Individuation is not about becoming a unique leaf, but about discovering you are the sap that connects the leaf to the root.
The first stage is Recognizing the Inversion. This is the shock of insight, the “Aha!” moment when one realizes that seeking happiness, peace, or self in the external world of branches (achievement, possessions, relationships) is ultimately fruitless because it is seeking the effect, not the cause. This is the “axe”—the sharp discrimination (Viveka) that begins to cut the bonds of false identification.
The second stage is Navigating the Trunk. This is the sustained practice of meditation, self-inquiry, or any discipline that turns attention inward. It is the path of the Yogi, climbing the central axis of consciousness, navigating past the knots of personal complex (the tree’s gnarls) and the seductive whispers of the senses (the rustling leaves).

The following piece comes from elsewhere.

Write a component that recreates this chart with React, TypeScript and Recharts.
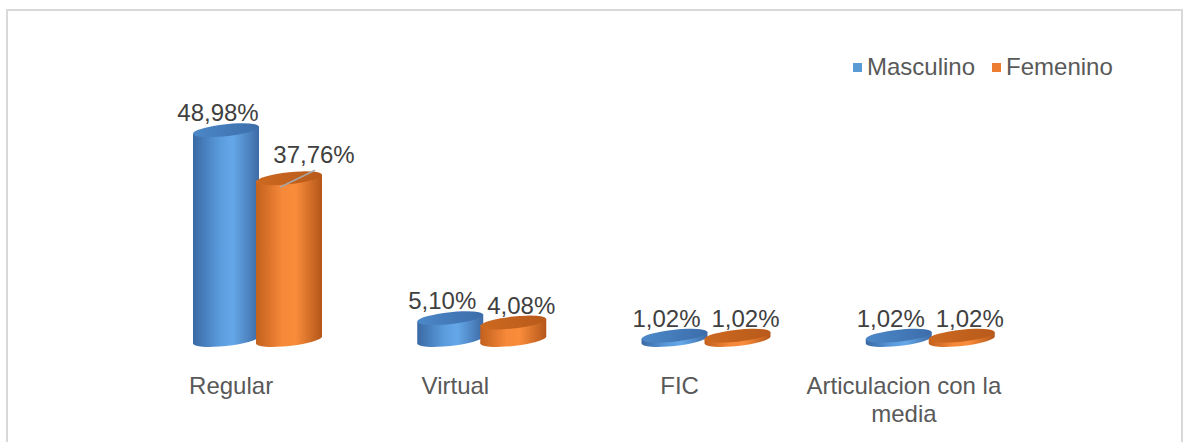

The final stage is Rooting in the Source. This is not an acquisition, but a remembrance. It is the realization that one’s true self (Atman) was never not connected to the root (Brahman). The struggle was in the looking. The branches—the world, the personality, the life—do not disappear. They are now seen for what they are: a glorious, temporary flowering of the eternal root. One lives in the world, but is no longer of the world. The inverted tree is seen right-side-up, and in that seeing, the seeker finds the peace that stands firm, like the Ashvattha, while all the worlds turn in its shade.